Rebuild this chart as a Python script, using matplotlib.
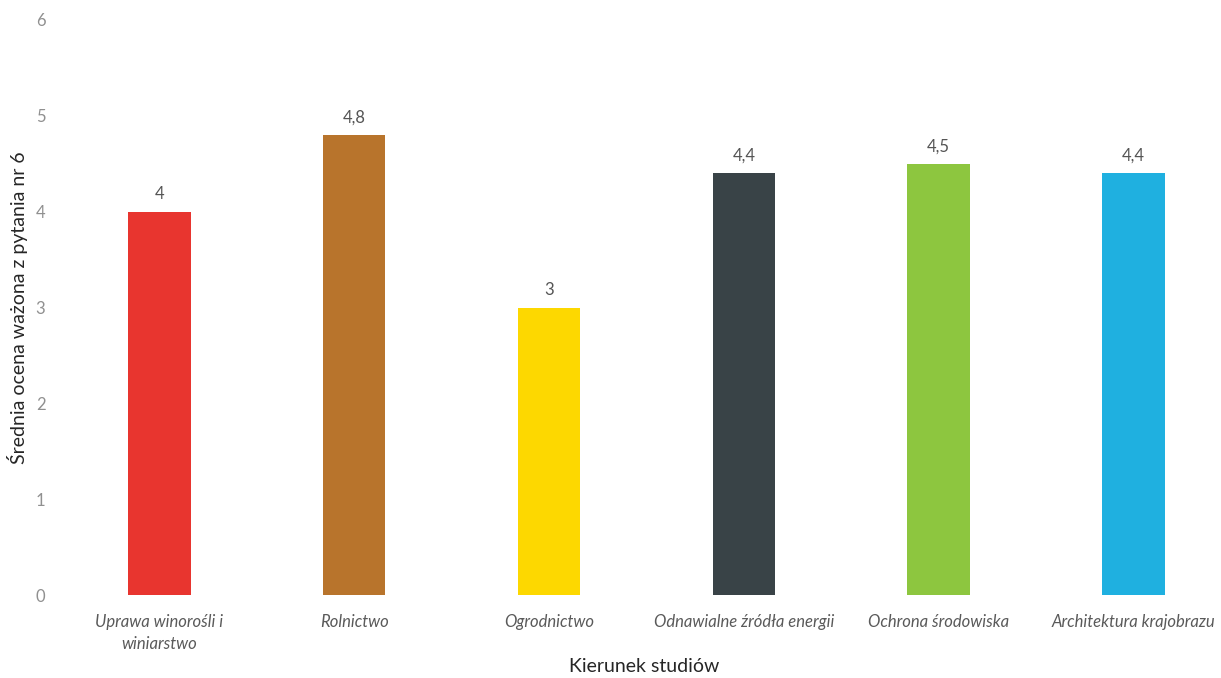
import matplotlib.pyplot as plt

categories = ['Uprawa winorośli i\nwiniarstwo', 'Rolnictwo', 'Ogrodnictwo',
              'Odnawialne źródła energii', 'Ochrona środowiska', 'Architektura krajobrazu']
values = [4.0, 4.8, 3.0, 4.4, 4.5, 4.4]
value_labels = ['4', '4,8', '3', '4,4', '4,5', '4,4']
colors = ['#e8352f', '#b8742c', '#fdd800', '#394347', '#8dc63f', '#1fb0e0']

plt.rcParams['font.family'] = ['Lato', 'DejaVu Sans']

fig = plt.figure(figsize=(12.21, 6.78), dpi=100)
ax = fig.add_axes([62 / 1221, 83 / 678, (1221 - 62) / 1221, 575 / 678])

x = list(range(len(categories)))
ax.bar(x, values, width=0.32, color=colors)

# value labels above the bars
for xi, v, lab in zip(x, values, value_labels):
    ax.text(xi, v + 0.1, lab, ha='center', va='bottom', fontsize=12,
            color='#555555')

ax.set_ylim(0, 6)
ax.set_xlim(-0.5, -0.5 + (1221 - 62) / 194.8)
ax.set_yticks(range(7))
ax.set_yticklabels([str(i) for i in range(7)], fontsize=12, color='#909090')
ax.set_xticks(x)
ax.set_xticklabels(categories, fontsize=12, style='italic', color='#5a5a5a',
                   linespacing=1.4)
ax.tick_params(length=0)
ax.tick_params(axis='y', pad=12)
ax.tick_params(axis='x', pad=14)

for s in ax.spines.values():
    s.set_visible(False)

ax.set_ylabel('Średnia ocena ważona z pytania nr 6', fontsize=14, color='#262626')
ax.yaxis.set_label_coords(-0.029, 0.5)
ax.set_xlabel('Kierunek studiów', fontsize=14, color='#262626')
ax.xaxis.set_label_coords(0.502, -0.11)

fig.savefig('out.png', dpi=100)
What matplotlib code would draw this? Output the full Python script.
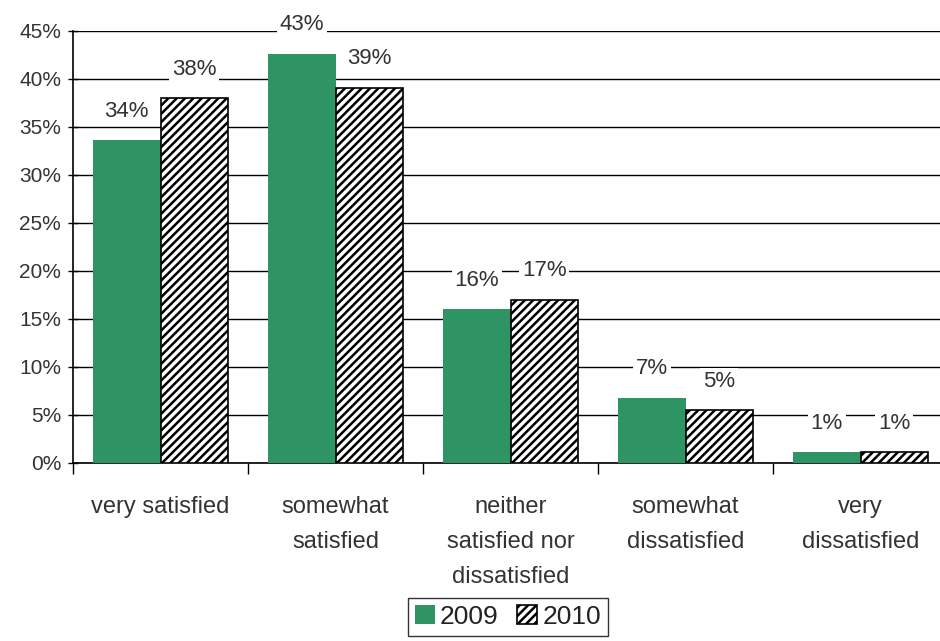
import matplotlib
matplotlib.use("Agg")
import matplotlib.pyplot as plt
import numpy as np

categories = ["very satisfied", "somewhat\nsatisfied", "neither\nsatisfied nor\ndissatisfied",
              "somewhat\ndissatisfied", "very\ndissatisfied"]
series_names = ["2009", "2010"]
values_2009 = [33.6, 42.6, 16.0, 6.8, 1.1]
values_2010 = [38.0, 39.1, 17.0, 5.5, 1.1]
labels_2009 = ["34%", "43%", "16%", "7%", "1%"]
labels_2010 = ["38%", "39%", "17%", "5%", "1%"]
yticks = [0, 5, 10, 15, 20, 25, 30, 35, 40, 45]

plt.rcParams['font.family'] = ['Liberation Sans', 'DejaVu Sans']
plt.rcParams['hatch.linewidth'] = 1.8
plt.rcParams['hatch.color'] = 'black'

GREEN = "#2e9463"
TXT = "#333333"

fig = plt.figure(figsize=(9.4, 6.41), dpi=100)
W, H = 940, 641
left, right, top, bottom = 73, 948, 31, 463
ax = fig.add_axes([left / W, (H - bottom) / H, (right - left) / W, (bottom - top) / H])

x = np.arange(len(categories))
bw = 0.385
b1 = ax.bar(x - bw / 2, values_2009, bw, color=GREEN, edgecolor='none', zorder=3, label=series_names[0])
b2 = ax.bar(x + bw / 2, values_2010, bw, color='white', edgecolor='black', linewidth=1.2,
            hatch='////', zorder=3, label=series_names[1])

for bars, labs in ((b1, labels_2009), (b2, labels_2010)):
    for rect, lab in zip(bars, labs):
        ax.annotate(lab, (rect.get_x() + rect.get_width() / 2, rect.get_height()),
                    xytext=(0, 21), textcoords='offset points', ha='center', va='center',
                    fontsize=16, color=TXT, zorder=5,
                    bbox=dict(boxstyle='square,pad=0.12', fc='white', ec='none'))

ax.set_xlim(-0.5, len(categories) - 0.5)
ax.set_ylim(0, 45)
ax.set_yticks(yticks)
ax.set_yticklabels([f"{v}%" for v in yticks], fontsize=15, color=TXT)
ax.yaxis.grid(True, color='black', linewidth=1.0, zorder=0)
ax.set_axisbelow(True)

ax.set_xticks(np.arange(len(categories) + 1) - 0.5)
ax.set_xticklabels([])
ax.set_xticks(x, minor=True)
ax.set_xticklabels(categories, minor=True, fontsize=17, color=TXT, linespacing=1.76, va='top')
ax.tick_params(axis='x', which='minor', length=0, pad=24)
ax.tick_params(axis='x', which='major', length=8, width=1, direction='out')
ax.tick_params(axis='y', length=7, width=1, direction='inout', pad=5)

for s in ('top', 'right'):
    ax.spines[s].set_visible(False)
for s in ('left', 'bottom'):
    ax.spines[s].set_linewidth(1.2)

leg = fig.legend(handles=[b1, b2], labels=series_names, loc='center',
                 bbox_to_anchor=(508 / W, (H - 617) / H), ncol=2, frameon=True,
                 fancybox=False, edgecolor='black', fontsize=19, handlelength=0.75,
                 handleheight=0.75, handletextpad=0.2, columnspacing=0.7, borderpad=0.25,
                 labelcolor='#222222')
leg.get_frame().set_linewidth(1.0)

fig.savefig("out.png", dpi=100)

##############################

→ What needs to be done: Using the data above, extract exactly the lines from the one containing "What matplotlib code" through the one containing "import numpy as np". Pictures are left out.

→ Written response:
What matplotlib code would draw this? Output the full Python script.
import matplotlib
matplotlib.use("Agg")
import matplotlib.pyplot as plt
import numpy as np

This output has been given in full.